Job loss caused by new technology is a constant in the history of industrial development. Innovations make obsolete some industrial activities while creating new ones – creating winners and losers.
Such changes are unpopular among those affected. Some examples of resistance were violent. A famous example is the resistance to new textile technology in Great Britain in the early 19th century that eliminated the jobs of some of the most skilled textile workers, which led the destruction of new equipment – to no lasting effect, as mechanization continued.
Machines continue to replace workers and at the same time create new, more sophisticated jobs that add more value than the jobs replaced by machines. And automation continues because it drives economic value creation that benefits society at large. A visit to a modern production plant will quickly show how robots have replaced manual workers with people operating computers.
Enabling these transformations are, of course, computers and new communications systems. Computers and new software have been creating and destroying jobs for many years. But new technology, with highly visible benefits, has been taken for granted as an obvious “good thing.”
But now we have reached a new stage, with dramatic advances in AI (artificial intelligence) technology, as demonstrated by ChatGPT, software recently released by a company backed by Microsoft. What caught public attention is that the technology demonstrates the software’s ability to produce remarkable documents and respond well to questions based on massive storage of data.
‘Thinking’ robots?
Such results look like robots with human characteristics. This drew enormous public attention as well as fear, leading to demands for government controls placed on the AI technology to limit its “dangerous” applications.

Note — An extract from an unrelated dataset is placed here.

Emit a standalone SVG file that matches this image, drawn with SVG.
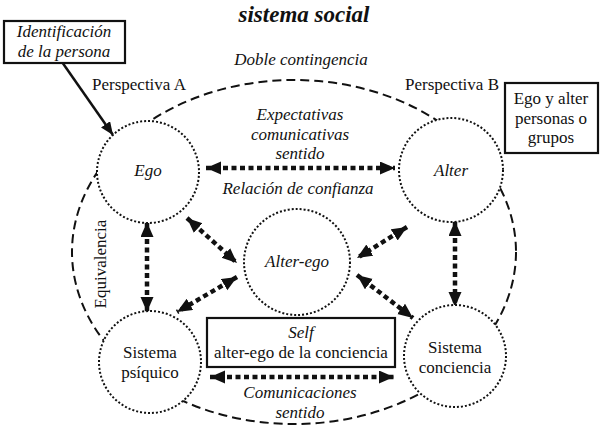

Are robots finally “thinking like humans?” Such results immediately set off predictions of the massive replacement of lawyers and many other workers. An analysis by Asia Times’ David Goldman, “The great chatbot bubble,” suggests that the near-term potential of the technology has been overstated.

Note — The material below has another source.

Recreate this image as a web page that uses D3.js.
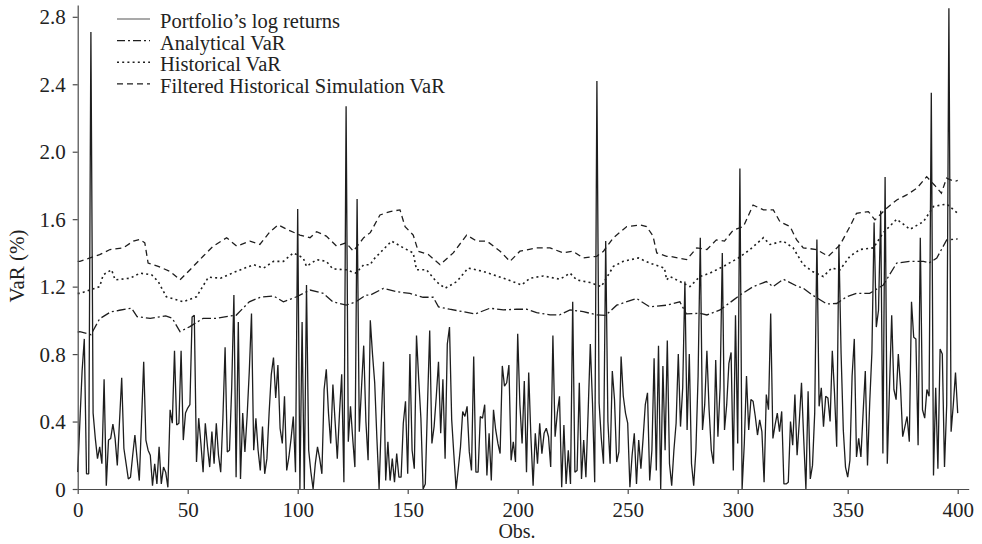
<!DOCTYPE html>
<html><head><meta charset="utf-8">
<script src="https://cdn.jsdelivr.net/npm/d3@7"></script>
<style>
body{margin:0;background:#fff}
svg text{font-family:"Liberation Serif","Times New Roman",serif;fill:#222}
</style>
</head><body>
<svg id="c" width="982" height="544"></svg>
<script>
// Portfolio's log returns (obs 0..400)
const returns = [
0.10,0.40,0.70,0.89,0.09,0.09,2.71,0.45,0.30,0.18,
0.25,0.15,0.65,0.02,0.29,0.30,0.385,0.30,0.14,0.40,
0.66,0.24,0.15,0.06,0.07,0.20,0.32,0.18,0.05,0.40,
0.755,0.29,0.23,0.20,0.02,0.15,0.03,0.25,0.03,0.13,
0.10,0.01,0.47,0.39,0.82,0.38,0.39,0.82,0.29,0.45,
0.48,0.50,1.02,1.03,0.16,0.42,0.27,0.10,0.39,0.25,
0.13,0.34,0.15,0.39,0.20,0.10,0.42,0.84,0.22,0.23,
0.60,1.15,0.07,0.99,0.06,0.45,0.22,0.43,0.70,1.04,
0.23,0.42,0.23,0.11,0.37,0.09,0.18,0.45,0.68,0.78,
0.54,0.735,0.36,0.27,0.55,0.11,0.19,0.30,0.43,0.10,
1.66,0.0,0.99,0.0,1.21,0.23,0.10,0.0,0.15,0.25,
0.18,0.09,0.59,0.71,0.45,0.27,0.62,0.40,0.18,0.45,
0.68,0.04,2.27,0.28,0.49,0.30,0.13,1.72,0.34,0.60,
0.85,0.40,0.17,1.00,0.80,0.63,0.30,0.0,0.40,0.755,
0.05,0.28,0.05,0.18,0.04,0.21,0.07,0.07,0.39,0.52,
0.09,0.80,0.23,0.12,0.91,0.65,0.42,0.0,0.03,0.50,
0.94,0.27,0.37,0.55,0.755,0.33,0.65,0.18,0.86,0.96,
0.41,0.20,0.0,0.12,0.25,0.46,0.43,0.49,0.22,0.11,
0.785,0.10,0.10,0.43,0.42,0.50,0.08,0.33,0.05,0.47,
0.35,0.27,0.21,0.73,0.61,0.63,0.735,0.17,0.28,0.16,
0.92,0.50,0.27,0.64,0.10,0.69,0.31,0.02,0.33,0.15,
0.39,0.21,0.33,0.36,0.31,0.13,0.91,0.31,0.45,0.55,
0.01,0.38,0.03,0.23,0.03,1.11,0.10,0.11,0.63,0.06,
0.29,0.07,0.45,0.86,0.51,0.04,2.42,0.51,0.30,0.15,
1.47,0.40,0.15,0.70,0.53,0.16,0.22,0.785,0.55,0.45,
0.39,0.01,0.20,0.33,0.03,0.29,0.12,0.30,0.50,0.57,
0.05,0.23,0.775,0.11,0.85,0.0,0.73,0.23,0.88,0.15,
0.02,0.23,0.39,0.80,0.37,0.60,1.23,0.35,0.80,0.15,
0.02,0.23,0.67,1.49,0.35,0.50,0.82,0.47,0.23,0.15,
0.765,0.31,0.60,1.40,0.35,0.50,0.745,0.81,0.11,1.03,
0.27,1.90,0.0,0.27,0.67,0.35,0.53,0.52,0.43,0.32,
0.41,0.34,0.04,0.56,0.47,1.04,0.30,0.38,0.45,0.34,
0.46,0.03,0.03,0.04,0.40,0.26,0.56,0.20,0.40,0.63,
0.30,0.0,0.58,0.06,0.14,0.45,1.48,0.49,0.60,0.37,
0.55,0.54,0.40,0.82,0.57,0.25,1.45,0.80,0.35,0.13,
0.07,0.17,0.67,0.89,0.19,0.30,0.19,0.45,0.70,0.14,
0.51,0.81,1.58,0.96,1.06,1.65,0.21,1.85,0.15,0.60,
1.03,0.59,0.53,0.80,0.61,0.31,0.37,0.43,0.28,1.11,
0.90,0.89,0.26,1.49,0.47,0.42,0.59,0.55,2.35,0.08,
0.60,0.12,0.83,0.80,0.13,0.50,2.85,0.34,0.50,0.69,
0.45
];

// VaR series as [obs, value] readings
const analyticalVaR = [[0,0.93],[1,0.933],[6,0.915],[10,1.01],[15,1.05],[19,1.06],[24.5,1.072],[27,1.022],[33,1.012],[40,1.026],[43,1.012],[46.5,0.933],[51,0.963],[57,1.012],[63,1.012],[69,1.026],[72,1.03],[78,1.11],[83,1.137],[89,1.145],[93.5,1.11],[99.5,1.14],[105.6,1.18],[111.6,1.16],[116,1.11],[122,1.09],[126.4,1.11],[131,1.15],[133,1.15],[139,1.19],[145,1.17],[151,1.16],[157,1.137],[161.6,1.137],[164,1.08],[169,1.066],[175,1.052],[180.6,1.038],[187.4,1.072],[193.5,1.062],[199.5,1.066],[204,1.066],[208.6,1.046],[214.7,1.032],[219,1.032],[223.8,1.062],[229.8,1.052],[235.9,1.032],[240,1.03],[245,1.09],[254,1.13],[260,1.08],[267.7,1.09],[273.7,1.11],[276.7,1.038],[282.8,1.042],[286,1.032],[292,1.062],[298,1.12],[301,1.15],[307,1.20],[313,1.23],[316,1.20],[320.7,1.244],[326.8,1.204],[329.8,1.19],[334,1.15],[340.5,1.097],[345,1.10],[349.5,1.14],[354,1.16],[360,1.16],[366.2,1.21],[372.3,1.34],[378.3,1.35],[384.4,1.35],[387,1.34],[390.5,1.37],[395,1.477],[400,1.483]];

const historicalVaR = [[0,1.16],[1,1.16],[10,1.20],[11.6,1.27],[15.4,1.30],[17,1.24],[23.8,1.25],[28.3,1.28],[33.6,1.27],[36.6,1.23],[40.3,1.14],[48,1.11],[54,1.14],[59.4,1.256],[65,1.25],[72,1.29],[80,1.33],[84.5,1.31],[89,1.35],[93.5,1.35],[98,1.40],[102.5,1.37],[104,1.32],[108.6,1.36],[113,1.35],[116,1.305],[122,1.30],[126.5,1.28],[130,1.33],[133,1.33],[134.4,1.36],[137.4,1.40],[142.7,1.47],[148,1.43],[152.5,1.40],[154,1.30],[158.5,1.30],[163,1.23],[167,1.19],[172.3,1.23],[177.5,1.31],[184.4,1.29],[193.5,1.25],[201.8,1.21],[205.6,1.25],[211.7,1.263],[219.2,1.244],[223.8,1.28],[226.8,1.24],[232.9,1.224],[238,1.20],[243.5,1.32],[248,1.35],[254.8,1.37],[260,1.34],[266.7,1.31],[267.7,1.24],[269.2,1.26],[278.3,1.20],[282.8,1.26],[287.4,1.28],[293.5,1.32],[300.3,1.37],[305.6,1.42],[311.7,1.49],[314.7,1.45],[320.7,1.47],[325.2,1.43],[329.8,1.33],[334,1.29],[338.9,1.26],[342.7,1.31],[346.5,1.30],[351,1.38],[355.6,1.42],[361.7,1.43],[366.2,1.52],[372.3,1.60],[378.3,1.54],[384.4,1.585],[389,1.675],[395,1.69],[400,1.635]];

const filteredHSVaR = [[0,1.35],[1,1.35],[5.6,1.37],[10,1.39],[14.7,1.42],[20.7,1.43],[25.3,1.47],[28.3,1.48],[30.5,1.46],[32,1.34],[36.6,1.32],[42,1.29],[46.5,1.24],[51.8,1.31],[57,1.38],[61.6,1.44],[67.7,1.49],[72.3,1.44],[78.3,1.47],[82.8,1.45],[87.4,1.526],[91.2,1.566],[95.7,1.536],[101,1.506],[105.6,1.49],[108.6,1.526],[113,1.50],[117.7,1.44],[122,1.46],[125.3,1.41],[130,1.49],[133,1.52],[137.4,1.625],[142,1.645],[146.5,1.655],[148.8,1.556],[152.5,1.506],[154.8,1.41],[159.4,1.39],[164.7,1.33],[170.7,1.40],[176.8,1.506],[181.4,1.47],[186,1.47],[192,1.41],[196.5,1.35],[201,1.41],[208.6,1.43],[214.7,1.43],[220.7,1.40],[225,1.41],[229.8,1.37],[235.9,1.38],[239,1.41],[243.5,1.49],[249.6,1.556],[255.6,1.566],[258.6,1.556],[261.5,1.50],[263.2,1.40],[267.7,1.38],[269.2,1.38],[276.8,1.36],[281.4,1.43],[286,1.42],[290.3,1.477],[294,1.47],[298,1.536],[302.6,1.556],[307,1.684],[311.7,1.655],[316.2,1.655],[319.2,1.585],[323.8,1.556],[326.8,1.477],[329.8,1.43],[335.8,1.42],[341.2,1.38],[346.5,1.447],[351,1.556],[354,1.635],[359.4,1.645],[362.4,1.596],[367.7,1.665],[372.3,1.714],[376.8,1.744],[381.4,1.783],[385.9,1.852],[389.6,1.80],[392.6,1.754],[394.9,1.843],[398.7,1.823],[400,1.83]];

const xTicks = [0,50,100,150,200,250,300,350,400];
const yTicks = [0,0.4,0.8,1.2,1.6,2.0,2.4,2.8];
const yTickLabels = ["0","0.4","0.8","1.2","1.6","2.0","2.4","2.8"];
const legendLabels = ["Portfolio\u2019s log returns","Analytical VaR","Historical VaR","Filtered Historical Simulation VaR"];
const xTitle = "Obs.";
const yTitle = "VaR (%)";

const svg = d3.select("#c");
const x = d3.scaleLinear().domain([0,405]).range([77.7,968.7]);
const y = d3.scaleLinear().domain([0,2.87]).range([489,5]);
const FS = 21;
const LFS = 20.5;
const axisColor = "#4a4a4a";

const styles = [
  {dash:null, color:"#1e1e1e", w:1.3},
  {dash:"9,3,2,3", color:"#1e1e1e", w:1.3},
  {dash:"2,3.2", color:"#1e1e1e", w:1.6},
  {dash:"6,4", color:"#1e1e1e", w:1.3}
];

// VaR lines
const lineXY = d3.line().x(d=>x(d[0])).y(d=>y(d[1]));
[analyticalVaR, historicalVaR, filteredHSVaR].forEach((s,i)=>{
  const st = styles[i+1];
  svg.append("path").attr("d", lineXY(s)).attr("fill","none")
    .attr("stroke", st.color).attr("stroke-width", st.w)
    .attr("stroke-dasharray", st.dash);
});

// returns
const lineR = d3.line().x((d,i)=>x(i)).y(d=>y(d));
svg.append("path").attr("d", lineR(returns)).attr("fill","none")
  .attr("stroke", styles[0].color).attr("stroke-width", styles[0].w)
  .attr("stroke-linejoin","bevel");

// axes
const gx = svg.append("g").attr("transform","translate(0,489)")
  .call(d3.axisBottom(x).tickValues(xTicks).tickSize(5).tickSizeOuter(0).tickPadding(9));
const gy = svg.append("g").attr("transform","translate(77.7,0)")
  .call(d3.axisLeft(y).tickValues(yTicks).tickFormat((d,i)=>yTickLabels[i]).tickSize(5).tickSizeOuter(0).tickPadding(7));
[gx,gy].forEach(g=>{
  g.attr("font-family",null).attr("font-size",null);
  g.selectAll("path,line").attr("stroke",axisColor).attr("stroke-width",1.2);
  g.selectAll("text").style("font-size",FS+"px").attr("fill","#222");
});
gx.selectAll("text").attr("dy","0.66em");
gy.selectAll("text").attr("dy","0.34em");

// titles
svg.append("text").attr("x",517).attr("y",538).attr("text-anchor","middle")
  .style("font-size","20px").text(xTitle);
svg.append("text").attr("transform","translate(24,266) rotate(-90)").attr("text-anchor","middle")
  .style("font-size",FS+"px").text(yTitle);

// legend
const lg = svg.append("g");
legendLabels.forEach((t,i)=>{
  const yy = 19 + i*21.6;
  const st = styles[i];
  lg.append("line").attr("x1",117).attr("x2",150).attr("y1",yy).attr("y2",yy)
    .attr("stroke", i===0 ? "#555" : st.color).attr("stroke-width", i===0?1.1:st.w)
    .attr("stroke-dasharray", i===1 ? "8,3,2,3" : st.dash);
  lg.append("text").attr("x",160).attr("y",yy+9.2).style("font-size",LFS+"px").text(t);
});
</script>
</body></html>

We now have smarter robots, but they have been getting smarter for a long time.
Robots are not humans. Human intelligence is the combination of many skills. Acquiring and applying knowledge and reasoning to solve problems are not quantified is a key human characteristic. The ability to discover related connections is a source of invention. Above all, human intelligence can deal with solving problems where related information is ambiguous.
The history of industrial development is that employment patterns adapt to enable ever more sophisticated functions. As machines replace humans, new jobs emerge, enabling new products and services hitherto impractical. Just look at the low US unemployment in recent years in the face of growing economic sophistication.
Ultimately, robots are machines that perform functions that they are trained to do. The software cannot reliably quantify uncertainty, and human involvement is needed.
For example, in medical applications where computers are tasked to read images such as X-rays, radiologists are needed to view and judge the importance of certain features in correlation with other features. The possibilities are infinite; hence human judgment and experience are essential.
Robots will remain our tools, and any ideas for controlling AI technology through regulations will remain speculative.
Henry Kressel is a technologist, inventor, author, and long-term private equity investor.